Salesforce backs $7.5M round into fleet management startup Automile


The massive amount of administrative work involved in managing a company’s vehicle fleet can be overwhelming even for the most well-staffed operations department. But according to Automile Inc., it doesn’t have to be.

The Palo Alto, Calif.-based offers a service that promises to reduce the load on logistics personnel using real-time sensory data from the field. Automile’s efforts have recently attracted a $7.5 million investment led by cloud-focused fund SaaStr. TechCrunch reports that the round also saw the participation of Salesforce Ventures, Dawn Capital, Point Nine Capital and Skype co-founder Niklas Zennstrom.

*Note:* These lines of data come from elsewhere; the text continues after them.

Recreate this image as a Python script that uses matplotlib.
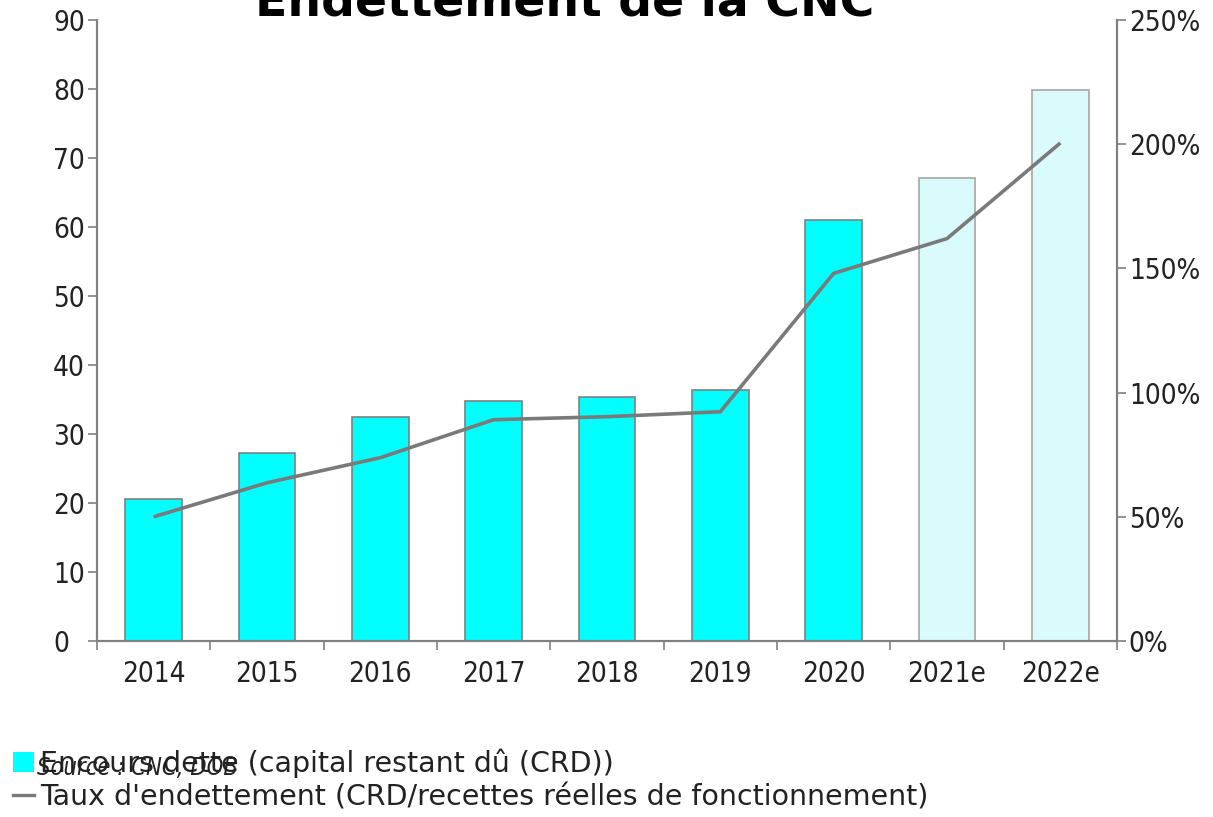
import matplotlib
matplotlib.use("Agg")
import matplotlib.pyplot as plt
from matplotlib.patches import Patch
from matplotlib.lines import Line2D
from matplotlib.ticker import FuncFormatter, FixedLocator

categories = ["2014", "2015", "2016", "2017", "2018", "2019", "2020", "2021e", "2022e"]
encours = [20.6, 27.3, 32.4, 34.8, 35.3, 36.4, 61.0, 67.1, 79.8]
taux = [50.0, 63.7, 73.8, 89.1, 90.3, 92.3, 148.0, 162.0, 200.5]
estimated = [False, False, False, False, False, False, False, True, True]

title = "Endettement de la CNC"
label_bar = "Encours dette (capital restant dû (CRD))"
label_line = "Taux d'endettement (CRD/recettes réelles de fonctionnement)"
source = "Source : CNC, DOB"

plt.rcParams["font.family"] = ["DejaVu Sans"]

W, H = 1213, 817
fig = plt.figure(figsize=(W / 100, H / 100), dpi=100)
ax = fig.add_axes([97 / W, 1 - 641 / H, (1117 - 97) / W, (641 - 20) / H])
ax2 = ax.twinx()

gray = "#808080"
x = list(range(len(categories)))
colors = ["#DAFBFB" if e else "#00FFFF" for e in estimated]
edges = ["#A6A6A6" if e else "#808080" for e in estimated]
ax.bar(x, encours, width=0.5, color=colors, edgecolor=edges, linewidth=1.2, zorder=2)
ax2.plot(x, taux, color="#7a7a7a", linewidth=2.6, zorder=3, solid_capstyle="butt")

ax.set_xlim(-0.5, len(categories) - 0.5)
ax.set_ylim(0, 90)
ax2.set_ylim(0, 250)
ax.set_yticks(range(0, 91, 10))
ax2.set_yticks(range(0, 251, 50))
ax2.yaxis.set_major_formatter(FuncFormatter(lambda v, p: f"{int(v)}%"))

ax.set_xticks(x)
ax.set_xticklabels(categories, fontstretch="condensed")
ax.xaxis.set_minor_locator(FixedLocator([i - 0.5 for i in range(len(categories) + 1)]))
ax.tick_params(axis="x", which="major", length=0, pad=14, labelsize=20, labelcolor="#222222")
ax.tick_params(axis="x", which="minor", length=6.5, width=1.2, color=gray, direction="out")
ax.tick_params(axis="y", length=6.5, width=1.2, color=gray, pad=25, labelsize=20, labelcolor="#222222")
ax2.tick_params(axis="y", length=6.5, width=1.2, color=gray, pad=2, labelsize=20, labelcolor="#222222")
for lab in ax.get_yticklabels():
    lab.set_horizontalalignment("left")
    lab.set_fontstretch("condensed")
for lab in ax2.get_yticklabels():
    lab.set_fontstretch("condensed")

for a in (ax, ax2):
    a.spines["top"].set_visible(False)
    for s in ("left", "right", "bottom"):
        a.spines[s].set_color(gray)
        a.spines[s].set_linewidth(1.5)
ax.set_zorder(ax2.get_zorder() - 1)
ax.patch.set_visible(True)
ax2.patch.set_visible(False)

fig.text(565 / W, 1 - 15 / H, title, ha="center", va="baseline", fontsize=34, fontweight="bold")

handles = [Patch(facecolor="#00FFFF", edgecolor="none"),
           Line2D([0], [0], color="#7a7a7a", linewidth=2.4)]
fig.legend(handles, [label_bar, label_line], loc="upper left",
           bbox_to_anchor=(13 / W, 1 - 748 / H), frameon=False, fontsize=20.5,
           borderaxespad=0, borderpad=0, handlelength=0.75, handleheight=0.7,
           handletextpad=0.2, labelspacing=0.2, labelcolor="#222222")
fig.text(37 / W, 1 - 775 / H, source, ha="left", va="baseline", fontsize=17,
         style="italic", fontstretch="condensed", color="#222222")

fig.savefig("out.png", dpi=100)
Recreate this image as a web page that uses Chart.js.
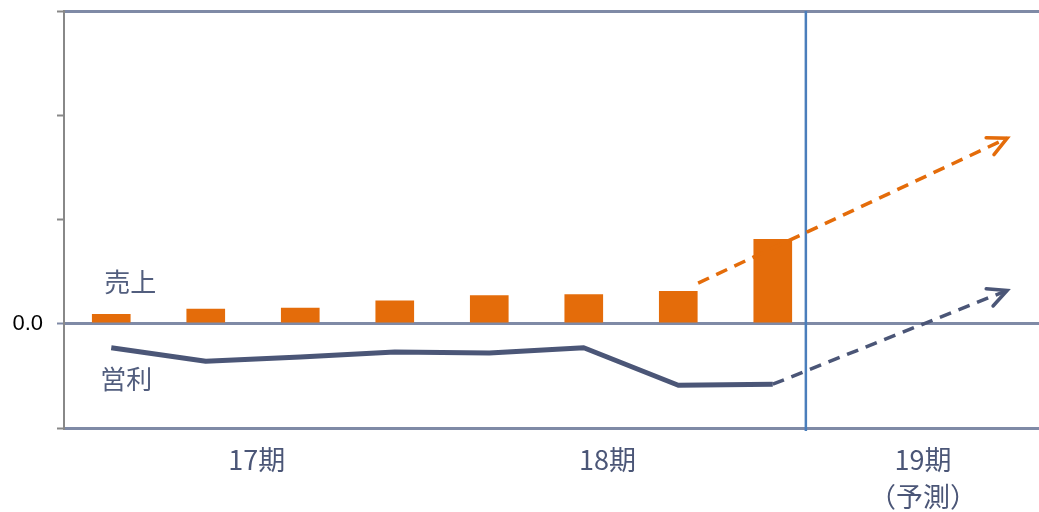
<!DOCTYPE html>
<html>
<head>
<meta charset="utf-8">
<script src="https://cdn.jsdelivr.net/npm/chart.js@4/dist/chart.umd.min.js"></script>
<style>
html,body{margin:0;padding:0;background:#fff;}
#wrap{width:1039px;height:512px;}
</style>
</head>
<body>
<div id="wrap"><canvas id="c" width="1039" height="512"></canvas></div>
<script>
// ---- data ----
const periodLabels = ['17期', '18期', ['19期', '（予測）']];
const periodTickPos = [1.54, 5.25, 8.59];
const seriesNames = ['売上', '営利'];
const salesValues = [0.9, 1.4, 1.5, 2.2, 2.7, 2.8, 3.1, 8.1];
const profitValues = [-2.3, -3.6, -3.2, -2.7, -2.8, -2.3, -5.9, -5.8];
const salesForecastX = [6.21, 9.48];
const salesForecastY = [3.9, 17.8];
const profitForecastX = [7, 9.48];
const profitForecastY = [-5.8, 3.2];
const forecastBoundary = 7.35;
const yMin = -10, yMax = 30, yStep = 10;

const ORANGE = '#e46c0a';
const NAVY = '#4b5677';
const GRIDC = '#7f8aa6';

const toXY = (xs, ys) => xs.map((x, i) => ({x: x, y: ys[i]}));

const deco = {
  id: 'deco',
  beforeDatasetsDraw(chart) {
    const {ctx, chartArea, scales: {x}} = chart;
    const px = x.getPixelForValue(forecastBoundary);
    ctx.save();
    ctx.strokeStyle = '#4a7ebb';
    ctx.lineWidth = 2.5;
    ctx.beginPath();
    ctx.moveTo(px, chartArea.top);
    ctx.lineTo(px, chartArea.bottom + 3);
    ctx.stroke();
    ctx.restore();
  },
  afterDatasetsDraw(chart) {
    const {ctx, scales: {x, y}} = chart;
    ctx.save();
    chart.data.datasets.forEach((ds, i) => {
      if (!ds.arrow) return;
      const pts = chart.getDatasetMeta(i).data;
      const a = pts[pts.length - 2], b = pts[pts.length - 1];
      const ang = Math.atan2(b.y - a.y, b.x - a.x);
      const L = 21, th = 26 * Math.PI / 180;
      ctx.strokeStyle = ds.borderColor;
      ctx.lineWidth = 3.5;
      ctx.lineCap = 'round';
      ctx.beginPath();
      ctx.moveTo(b.x - L * Math.cos(ang - th), b.y - L * Math.sin(ang - th));
      ctx.lineTo(b.x, b.y);
      ctx.lineTo(b.x - L * Math.cos(ang + th), b.y - L * Math.sin(ang + th));
      ctx.stroke();
    });
    const nameAnchors = [[0.2, 4.0], [0.16, -5.3]];
    ctx.fillStyle = '#525e7e';
    ctx.font = '26px "Noto Sans CJK JP"';
    ctx.textAlign = 'center';
    ctx.textBaseline = 'middle';
    seriesNames.forEach((n, i) => {
      ctx.fillText(n, x.getPixelForValue(nameAnchors[i][0]), y.getPixelForValue(nameAnchors[i][1]));
    });
    ctx.restore();
  }
};

new Chart(document.getElementById('c'), {
  type: 'bar',
  data: {
    datasets: [
      {
        type: 'line',
        label: seriesNames[1],
        data: salesValues.map((v, i) => ({x: i, y: profitValues[i]})),
        borderColor: NAVY,
        borderWidth: 5,
        pointRadius: 0,
        tension: 0,
        borderJoinStyle: 'round'
      },
      {
        type: 'line',
        label: '売上予測',
        arrow: true,
        data: toXY(salesForecastX, salesForecastY),
        borderColor: ORANGE,
        borderWidth: 3.5,
        borderDash: [12, 8],
        pointRadius: 0
      },
      {
        type: 'line',
        label: '営利予測',
        arrow: true,
        data: toXY(profitForecastX, profitForecastY),
        borderColor: NAVY,
        borderWidth: 3.5,
        borderDash: [12, 8],
        pointRadius: 0
      },
      {
        type: 'bar',
        label: seriesNames[0],
        data: salesValues.map((v, i) => ({x: i, y: v})),
        backgroundColor: ORANGE,
        borderWidth: 0,
        barThickness: 38
      }
    ]
  },
  options: {
    responsive: false,
    animation: false,
    layout: {padding: {top: 11, left: 0, right: 0, bottom: 0}},
    plugins: {legend: {display: false}, tooltip: {enabled: false}},
    scales: {
      x: {
        type: 'linear',
        min: -0.5,
        max: 9.817,
        offset: false,
        afterBuildTicks: (s) => { s.ticks = periodTickPos.map(v => ({value: v})); },
        afterFit: (s) => { s.height = 84; s.paddingLeft = 0; s.paddingRight = 0; },
        grid: {display: false, drawTicks: false},
        border: {display: false},
        ticks: {
          autoSkip: false,
          maxRotation: 0,
          padding: 13,
          color: NAVY,
          font: {family: '"Noto Sans CJK JP"', size: 27, lineHeight: 1.38},
          callback: (v, i) => periodLabels[i]
        }
      },
      y: {
        type: 'linear',
        min: yMin,
        max: yMax,
        afterFit: (s) => { s.width = 64; s.paddingTop = 0; s.paddingBottom = 0; },
        ticks: {
          stepSize: yStep,
          padding: 14,
          color: '#000',
          font: {family: '"Liberation Sans"', size: 22},
          callback: (v) => (v === 0 ? '0.0' : '')
        },
        grid: {
          lineWidth: 3,
          tickLength: 7,
          tickWidth: 2,
          color: (c) => ((c.tick && (c.tick.value === 0 || c.tick.value === yMin || c.tick.value === yMax)) ? GRIDC : 'rgba(0,0,0,0)'),
          tickColor: (c) => (c.tick && c.tick.value === 0 ? GRIDC : '#888')
        },
        border: {display: true, color: '#888', width: 2}
      }
    }
  },
  plugins: [deco]
});
</script>
</body>
</html>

The cash infusion will help Automile expand its customer base, which already includes more than 6,000 firms ranging from small businesses to global brands such as Nestlé SA. These companies rely on its service to handle most aspects of their fleet management operations, starting with dispatching.

Automile provides a visual tracking console that makes it possible to keep tabs on where drivers are headed using location data from their smartphones. For organizations that require more fine-grained visibility, the startup offers a sensory kit called Automile Box that’s designed to be installed under a vehicle’s dashboard and can collect additional details such as the length of trips. Dispatchers can use the information to quickly find drivers in a given area when a local client or colleague requires their services.

Decision-makers, meanwhile, have access to a historical view of driver activity that Automile says is useful for assessing operations. Its service displays most of everything from speeding incidents and driving trends to vehicle maintenance schedules. According to the startup’s website, this data can not only help streamline fleet management but also reduce insurance expenses in certain circumstances.

Automile offers its service in three tiers priced at $5.90, $14.90 and $19.90 per car per month, respectively. Customers receive their sensory kits for free as part of the latter two plans.